We are awfully smart and perhaps that is it.
Different regions may find different political ideologies appealing for whatever reason. In Atlantic Canada we have 32 seats. We are a vital part of the nation. We have the great province of Newfoundland. We have Prince Edward Island, the birthplace of Confederation. We have the bluenosers from Nova Scotia and the herring chokers from New Brunswick. We have 32 wonderful constituencies and four tremendous provinces as part of this great country.
The Tories did not do terribly well in the last election, as we know, right across the country. In Atlantic Canada they did not do terribly well either. The message of the Reform Party was so objectionable to the people in Atlantic Canada that people who could not see their way to vote for the Liberal Party stayed with the Tory Party, knowing their vote would be lost, that the Tories would not get another term in office. They could not go with the third option, the Reform Party. They will never go with the Reform Party. That will never be an option down there.

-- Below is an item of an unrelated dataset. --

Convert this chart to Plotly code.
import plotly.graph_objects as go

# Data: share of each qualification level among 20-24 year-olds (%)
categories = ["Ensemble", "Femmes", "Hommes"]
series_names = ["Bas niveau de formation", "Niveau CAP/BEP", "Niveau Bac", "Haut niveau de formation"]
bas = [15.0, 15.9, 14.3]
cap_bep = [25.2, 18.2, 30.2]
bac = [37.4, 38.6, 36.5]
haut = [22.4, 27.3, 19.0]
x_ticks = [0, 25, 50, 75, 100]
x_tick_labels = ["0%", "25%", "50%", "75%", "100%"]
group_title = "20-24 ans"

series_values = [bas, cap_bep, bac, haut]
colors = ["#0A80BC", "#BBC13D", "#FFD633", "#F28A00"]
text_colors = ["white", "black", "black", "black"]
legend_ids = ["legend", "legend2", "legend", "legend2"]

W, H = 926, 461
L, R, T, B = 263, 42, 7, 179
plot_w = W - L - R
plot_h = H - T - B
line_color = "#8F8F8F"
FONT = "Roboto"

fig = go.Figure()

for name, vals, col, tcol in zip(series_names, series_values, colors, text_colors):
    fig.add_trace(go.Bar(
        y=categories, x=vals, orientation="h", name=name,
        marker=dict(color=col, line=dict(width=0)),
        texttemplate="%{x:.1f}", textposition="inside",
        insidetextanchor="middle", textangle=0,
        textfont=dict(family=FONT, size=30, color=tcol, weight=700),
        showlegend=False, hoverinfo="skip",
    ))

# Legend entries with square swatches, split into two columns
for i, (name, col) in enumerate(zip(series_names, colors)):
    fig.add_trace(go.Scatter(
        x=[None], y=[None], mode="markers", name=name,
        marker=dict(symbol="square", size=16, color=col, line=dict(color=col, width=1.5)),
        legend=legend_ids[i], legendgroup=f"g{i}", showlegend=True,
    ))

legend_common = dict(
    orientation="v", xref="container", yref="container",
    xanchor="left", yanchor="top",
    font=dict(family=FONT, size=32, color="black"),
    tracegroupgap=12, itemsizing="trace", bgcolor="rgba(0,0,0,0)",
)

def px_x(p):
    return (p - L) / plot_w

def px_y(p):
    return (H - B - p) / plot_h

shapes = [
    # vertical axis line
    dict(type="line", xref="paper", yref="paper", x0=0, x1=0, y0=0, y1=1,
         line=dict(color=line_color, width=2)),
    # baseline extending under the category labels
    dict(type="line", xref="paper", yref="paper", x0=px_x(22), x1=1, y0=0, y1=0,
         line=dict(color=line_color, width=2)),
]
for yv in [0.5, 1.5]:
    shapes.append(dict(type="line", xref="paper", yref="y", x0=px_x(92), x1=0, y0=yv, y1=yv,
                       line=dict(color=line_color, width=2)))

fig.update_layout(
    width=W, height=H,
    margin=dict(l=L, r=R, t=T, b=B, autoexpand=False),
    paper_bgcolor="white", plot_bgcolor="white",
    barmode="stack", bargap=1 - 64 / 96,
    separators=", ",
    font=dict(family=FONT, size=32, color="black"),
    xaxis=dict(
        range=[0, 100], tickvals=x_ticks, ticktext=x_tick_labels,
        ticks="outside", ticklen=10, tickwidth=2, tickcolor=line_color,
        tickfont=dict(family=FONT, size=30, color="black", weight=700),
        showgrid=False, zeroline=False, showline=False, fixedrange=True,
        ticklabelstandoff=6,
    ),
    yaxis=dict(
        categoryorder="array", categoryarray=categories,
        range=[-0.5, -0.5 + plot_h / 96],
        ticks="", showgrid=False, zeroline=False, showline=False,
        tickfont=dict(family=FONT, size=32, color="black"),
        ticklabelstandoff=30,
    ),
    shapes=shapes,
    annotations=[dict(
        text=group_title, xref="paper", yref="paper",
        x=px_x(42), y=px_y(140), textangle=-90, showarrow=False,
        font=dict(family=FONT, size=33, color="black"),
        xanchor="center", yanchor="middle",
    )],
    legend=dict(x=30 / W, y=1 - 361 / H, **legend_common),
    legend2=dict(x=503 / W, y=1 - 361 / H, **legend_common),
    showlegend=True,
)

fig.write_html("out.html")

The Tories did exceedingly well with respect to how they did in other parts of the country. They got wiped out as well there, with the exception of the member for Saint John, the former mayor, who perhaps most days wishes she had not been so lucky to win that night.
In Atlantic Canada the rough math tells me that the Tories in 32 seats polled about 290,000 votes. That is pretty close to the two per cent limit set out in the bill. I do not have them all marked, but I will run through the percentages of votes cast that Tories received in all of the ridings in Nova Scotia: 20 per cent, 8, 22, 11, 32, 36, 23, 20, 23, and 32.
I do not throw those numbers out to say the Tories are a viable alternative now or in the future. I throw them out to show they did still garner a significant vote because the Reform Party's message was not saleable in Atlantic Canada in the last election. It probably never will be.